This is where you get into the whole what does “valuable” mean debate when deciding who should win the Hart Trophy. Is it simply the best player in the league? The one who has the most “value,” if hockey actually had a dependable WAR stat? Or is it the one player who meant the most to his team, the one that would be the worst off if you removed said player from them? This question has never been answered, which is why all of these should just be “Player Of The Year” awards, but that’s not why you called.
Nathan MacKinnon certainly has a claim to the latter.
MacKinnon missed eight games at the beginning of February. The Avs went 4-4-0, with wins coming over the Sabres, Habs, Oilers and Sharks. Only one of those teams doesn’t have a separate lunch period from the rest of the school. With MacKinnon, the Avs are 31-20-6, or a 97-point pace. Without him, though obviously a small sample size, they’re at a 82-point pace.
MacKinnon leads the league in points-per-game, with 77 points in the 57 games he’s played. That’s better than Kucherov, Stamkos, and Malkin. And though MacKinnon has the burgeoning Ratanen on his line, all of those other players have better players on their lines. MacKinnon has simply be an unholy force this season.
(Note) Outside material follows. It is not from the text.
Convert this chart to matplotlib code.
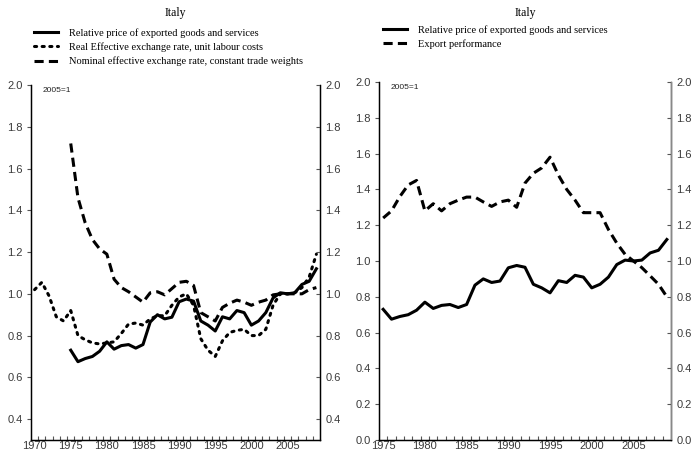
import matplotlib
matplotlib.use("Agg")
import matplotlib.pyplot as plt
from matplotlib.ticker import FixedLocator, NullFormatter

# data (2005=1)
years_reer = list(range(1970, 2010))
years = list(range(1975, 2010))

rel_price = [0.73, 0.675, 0.69, 0.70, 0.725, 0.77, 0.735, 0.752, 0.757, 0.74,
             0.757, 0.865, 0.90, 0.88, 0.888, 0.962, 0.975, 0.965, 0.87, 0.85,
             0.822, 0.89, 0.88, 0.92, 0.91, 0.85, 0.87, 0.91, 0.98, 1.005,
             1.0, 1.005, 1.045, 1.06, 1.12]

reer_ulc = [1.02, 1.055, 0.99, 0.89, 0.87, 0.92, 0.80, 0.78, 0.765, 0.76,
            0.765, 0.77, 0.81, 0.855, 0.86, 0.85, 0.88, 0.895, 0.895, 0.945,
            0.985, 1.0, 0.945, 0.785, 0.73, 0.70, 0.775, 0.815, 0.825, 0.83,
            0.80, 0.80, 0.83, 0.945, 1.0, 1.0, 1.005, 1.03, 1.08, 1.19]

neer = [1.72, 1.46, 1.34, 1.26, 1.215, 1.19, 1.07, 1.03, 1.01, 0.985,
        0.96, 1.005, 1.01, 0.995, 1.025, 1.055, 1.06, 1.04, 0.91, 0.89,
        0.87, 0.935, 0.955, 0.97, 0.96, 0.945, 0.96, 0.97, 0.995, 1.0,
        1.0, 1.0, 1.0, 1.02, 1.03]

export_perf = [1.24, 1.28, 1.36, 1.425, 1.45, 1.28, 1.32, 1.28, 1.32, 1.34,
               1.357, 1.357, 1.33, 1.305, 1.33, 1.34, 1.30, 1.435, 1.49, 1.52,
               1.58, 1.48, 1.40, 1.34, 1.27, 1.27, 1.27, 1.176, 1.10, 1.037,
               1.0, 0.963, 0.917, 0.87, 0.80]

left_labels = ["Relative price of exported goods and services",
               "Real Effective exchange rate, unit labour costs",
               "Nominal effective exchange rate, constant trade weights"]
right_labels = ["Relative price of exported goods and services",
                "Export performance"]

serif = "Liberation Serif"
sans = "Liberation Sans"
tick_col = "#3a3a3a"
dotted = (0, (0.7, 1.8))
dashed = (0, (3, 1.7))
lw = 2.2
tsize = 8

W, H = 693, 453
fig = plt.figure(figsize=(W / 100, H / 100), dpi=100)


def setup(ax, x0, x1, y0, y1, yticks, xlabels):
    ax.set_xlim(x0, x1)
    ax.set_ylim(y0, y1)
    ax.spines["top"].set_visible(False)
    for s in ax.spines.values():
        s.set_linewidth(1.0)
    ax.set_yticks(yticks)
    ax.set_yticklabels(["%.1f" % v for v in yticks])
    ax.tick_params(axis="y", direction="out", length=3, width=0.8,
                   labelsize=tsize, labelcolor=tick_col, color="#555555", pad=3)
    ax.set_xticks(xlabels)
    ax.set_xticklabels([str(v) for v in xlabels])
    ax.xaxis.set_minor_locator(FixedLocator([v + 0.5 for v in range(int(x0 + 0.5), int(x1 - 0.5))]))
    ax.xaxis.set_minor_formatter(NullFormatter())
    ax.tick_params(axis="x", which="major", length=0, labelsize=tsize,
                   labelcolor=tick_col, pad=0.5)
    ax.tick_params(axis="x", which="minor", direction="in", length=3,
                   width=0.8, color="#555555")
    for t in ax.get_xticklabels() + ax.get_yticklabels():
        t.set_family(sans)
    tw = ax.twinx()
    tw.set_ylim(y0, y1)
    tw.set_yticks(yticks)
    tw.set_yticklabels(["%.1f" % v for v in yticks])
    tw.tick_params(axis="y", direction="in", length=3, width=0.8,
                   labelsize=tsize, labelcolor=tick_col, color="#555555", pad=4)
    for t in tw.get_yticklabels():
        t.set_family(sans)
    tw.spines["top"].set_visible(False)
    return tw


# left panel
axL = fig.add_axes([31 / W, 1 - 440 / H, 289 / W, 355 / H])
setup(axL, 1969.5, 2009.5, 0.3, 2.0, [0.4, 0.6, 0.8, 1.0, 1.2, 1.4, 1.6, 1.8, 2.0],
      [1970, 1975, 1980, 1985, 1990, 1995, 2000, 2005])
l1, = axL.plot(years, rel_price, color="black", lw=lw, solid_joinstyle="round")
l2, = axL.plot(years_reer, reer_ulc, color="black", lw=lw, ls=dotted,
               dash_capstyle="round")
l3, = axL.plot(years, neer, color="black", lw=lw, ls=dashed)
axL.text(0.04, 0.995, "2005=1", transform=axL.transAxes, fontsize=6,
         family=sans, color="#222222", va="top")
fig.text(175 / W, 1 - 13 / H, "Italy", ha="center", va="center",
         family=serif, fontsize=8.5)
fig.legend([l1, l2, l3], left_labels, loc="upper left",
           bbox_to_anchor=(34 / W, 1 - 28 / H), frameon=False,
           prop={"family": serif, "size": 7.5}, handlelength=2.3,
           handletextpad=1.1, labelspacing=0.45, borderpad=0, borderaxespad=0)

# right panel
axR = fig.add_axes([379 / W, 1 - 440 / H, 292 / W, 358 / H])
twR = setup(axR, 1974.5, 2009.5, 0.0, 2.0, [0.0, 0.2, 0.4, 0.6, 0.8, 1.0, 1.2, 1.4, 1.6, 1.8, 2.0],
            [1975, 1980, 1985, 1990, 1995, 2000, 2005])
twR.spines["right"].set_color("#888888")
r1, = axR.plot(years, rel_price, color="black", lw=lw, solid_joinstyle="round")
r2, = axR.plot(years, export_perf, color="black", lw=lw, ls=dashed)
axR.text(0.04, 0.995, "2005=1", transform=axR.transAxes, fontsize=6,
         family=sans, color="#222222", va="top")
fig.text(525 / W, 1 - 13 / H, "Italy", ha="center", va="center",
         family=serif, fontsize=8.5)
fig.legend([r1, r2], right_labels, loc="upper left",
           bbox_to_anchor=(383 / W, 1 - 25 / H), frameon=False,
           prop={"family": serif, "size": 7.5}, handlelength=2.3,
           handletextpad=1.1, labelspacing=0.45, borderpad=0, borderaxespad=0)

fig.savefig("out.png", dpi=100)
Of course, it’s hard to look past a shooting-percentage that has doubled from last season and is over 40% better than his career-rate. But MacKinnon’s underlying numbers are the best of his career as well. For the first time he’s above water when it comes to Corsi-percentage. His expected goal- percentage is also the best of his career, though not when it come relative to his team. Mac has benefitted from the rising water level of the Avs as a whole, as they finally have competent coaching for the first time in years.
MacKinnon is average the most individual attempts of his career at even-strength, which certainly helps. But the chances he’s getting aren’t. What has ballooned is his even-strength shooting percentage, to 15.7% when he’d never cracked more than 8% before.
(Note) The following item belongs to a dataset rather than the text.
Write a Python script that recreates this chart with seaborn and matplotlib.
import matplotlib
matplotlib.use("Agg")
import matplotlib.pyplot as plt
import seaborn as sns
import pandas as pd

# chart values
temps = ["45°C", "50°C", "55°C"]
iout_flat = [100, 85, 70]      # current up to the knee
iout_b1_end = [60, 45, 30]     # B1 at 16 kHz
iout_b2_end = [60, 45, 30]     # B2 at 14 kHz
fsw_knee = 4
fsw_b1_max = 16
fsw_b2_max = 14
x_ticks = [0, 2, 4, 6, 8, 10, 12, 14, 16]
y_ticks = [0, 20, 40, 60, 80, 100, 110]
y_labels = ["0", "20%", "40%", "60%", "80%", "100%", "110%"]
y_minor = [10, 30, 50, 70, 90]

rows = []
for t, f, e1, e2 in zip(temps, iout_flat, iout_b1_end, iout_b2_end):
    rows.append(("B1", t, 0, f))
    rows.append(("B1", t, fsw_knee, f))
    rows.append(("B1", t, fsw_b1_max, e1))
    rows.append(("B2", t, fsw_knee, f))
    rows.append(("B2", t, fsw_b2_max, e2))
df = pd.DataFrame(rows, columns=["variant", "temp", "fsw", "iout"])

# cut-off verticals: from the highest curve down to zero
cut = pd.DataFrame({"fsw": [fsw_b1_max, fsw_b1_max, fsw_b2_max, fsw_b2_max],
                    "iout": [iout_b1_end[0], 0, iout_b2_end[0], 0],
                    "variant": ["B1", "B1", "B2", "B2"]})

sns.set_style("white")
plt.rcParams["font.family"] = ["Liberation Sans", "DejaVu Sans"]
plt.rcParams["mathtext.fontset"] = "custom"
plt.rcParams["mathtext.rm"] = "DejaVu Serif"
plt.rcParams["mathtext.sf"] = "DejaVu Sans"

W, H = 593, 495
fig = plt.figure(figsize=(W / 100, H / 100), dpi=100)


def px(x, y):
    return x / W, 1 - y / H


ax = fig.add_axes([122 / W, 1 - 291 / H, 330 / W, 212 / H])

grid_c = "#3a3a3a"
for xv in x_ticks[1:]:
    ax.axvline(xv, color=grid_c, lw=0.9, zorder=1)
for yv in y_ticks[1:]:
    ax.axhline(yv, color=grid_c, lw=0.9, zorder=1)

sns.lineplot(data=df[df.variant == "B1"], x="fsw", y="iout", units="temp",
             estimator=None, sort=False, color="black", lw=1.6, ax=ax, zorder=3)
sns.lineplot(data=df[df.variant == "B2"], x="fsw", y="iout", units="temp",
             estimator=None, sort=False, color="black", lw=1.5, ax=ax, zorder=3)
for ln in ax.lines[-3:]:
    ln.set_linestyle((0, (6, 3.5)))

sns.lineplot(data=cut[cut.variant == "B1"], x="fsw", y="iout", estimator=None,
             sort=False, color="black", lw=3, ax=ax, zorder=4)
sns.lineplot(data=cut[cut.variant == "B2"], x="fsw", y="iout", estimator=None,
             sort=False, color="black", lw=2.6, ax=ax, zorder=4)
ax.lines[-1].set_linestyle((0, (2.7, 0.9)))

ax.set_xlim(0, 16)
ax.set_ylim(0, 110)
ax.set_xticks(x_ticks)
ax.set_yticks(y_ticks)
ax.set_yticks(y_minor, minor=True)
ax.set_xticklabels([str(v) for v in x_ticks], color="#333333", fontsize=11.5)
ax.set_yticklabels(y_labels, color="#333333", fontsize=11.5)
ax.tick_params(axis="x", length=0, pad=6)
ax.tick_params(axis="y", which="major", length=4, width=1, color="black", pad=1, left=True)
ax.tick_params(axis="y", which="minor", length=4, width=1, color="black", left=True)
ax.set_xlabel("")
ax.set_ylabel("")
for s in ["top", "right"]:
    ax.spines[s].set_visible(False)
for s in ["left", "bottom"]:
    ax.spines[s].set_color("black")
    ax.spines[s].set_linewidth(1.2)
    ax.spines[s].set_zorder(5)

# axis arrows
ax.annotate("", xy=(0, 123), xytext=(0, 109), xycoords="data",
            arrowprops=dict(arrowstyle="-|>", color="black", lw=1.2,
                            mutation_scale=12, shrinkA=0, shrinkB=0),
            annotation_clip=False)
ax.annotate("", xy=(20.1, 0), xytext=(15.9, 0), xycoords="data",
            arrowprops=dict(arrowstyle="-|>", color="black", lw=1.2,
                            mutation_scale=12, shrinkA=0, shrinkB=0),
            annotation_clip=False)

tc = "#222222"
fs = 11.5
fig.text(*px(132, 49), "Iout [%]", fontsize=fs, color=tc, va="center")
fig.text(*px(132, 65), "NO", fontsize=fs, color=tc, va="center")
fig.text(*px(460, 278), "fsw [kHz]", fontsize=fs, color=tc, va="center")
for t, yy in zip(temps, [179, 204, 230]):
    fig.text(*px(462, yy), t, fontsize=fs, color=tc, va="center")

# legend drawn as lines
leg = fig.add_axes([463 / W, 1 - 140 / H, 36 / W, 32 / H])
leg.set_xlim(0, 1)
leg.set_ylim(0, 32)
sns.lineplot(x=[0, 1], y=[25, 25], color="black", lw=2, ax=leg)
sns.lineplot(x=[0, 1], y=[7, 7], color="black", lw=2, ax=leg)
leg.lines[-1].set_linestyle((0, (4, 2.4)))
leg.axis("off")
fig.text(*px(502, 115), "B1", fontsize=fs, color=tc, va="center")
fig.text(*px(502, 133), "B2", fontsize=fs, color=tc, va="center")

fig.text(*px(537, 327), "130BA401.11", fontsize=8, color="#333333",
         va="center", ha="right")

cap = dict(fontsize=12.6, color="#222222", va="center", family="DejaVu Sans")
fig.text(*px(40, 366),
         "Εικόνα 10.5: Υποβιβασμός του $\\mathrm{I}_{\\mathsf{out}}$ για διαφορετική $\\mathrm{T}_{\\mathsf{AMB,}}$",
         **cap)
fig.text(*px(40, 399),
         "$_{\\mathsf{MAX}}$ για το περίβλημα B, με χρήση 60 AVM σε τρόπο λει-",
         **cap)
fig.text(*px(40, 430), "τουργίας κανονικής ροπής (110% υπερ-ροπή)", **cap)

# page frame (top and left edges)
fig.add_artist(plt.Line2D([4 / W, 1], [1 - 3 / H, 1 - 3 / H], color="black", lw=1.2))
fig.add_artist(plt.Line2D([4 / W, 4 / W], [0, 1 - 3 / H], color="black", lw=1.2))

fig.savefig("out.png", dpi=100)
What would help in the NHL, which we’ll never get, is whether MacKinnon’s shot is now harder or more accurate. Well, it is more accurate but is that luck or something he’s worked on? We’ll never know until we get player-tracking, which we may never get.
Either way, the Avs are sitting pretty right now, as MacKinnon is only due $6.3 million per season for the next five seasons, until he’s 27. Given what Stamkos and Crosby and Malkin and Toews and Kopitar are making, and what Tavares is about to get, a true #1 center at that rate is one of the biggest bargains around. The Avs have tons of cap space, though they’re an internal budget team so it’s not clear how close to the cap they can get. Kerfoot and Ratanen are due raises after next year, but only RFA ones. Zadorov on the blue line will be due one as well, and he’ll get more than the other two. But the Avs will have the space, and to add. That’s why you heard their name mentioned as a possible Erik Karlsson destination.
And we really liked when the Avs were an afterthought.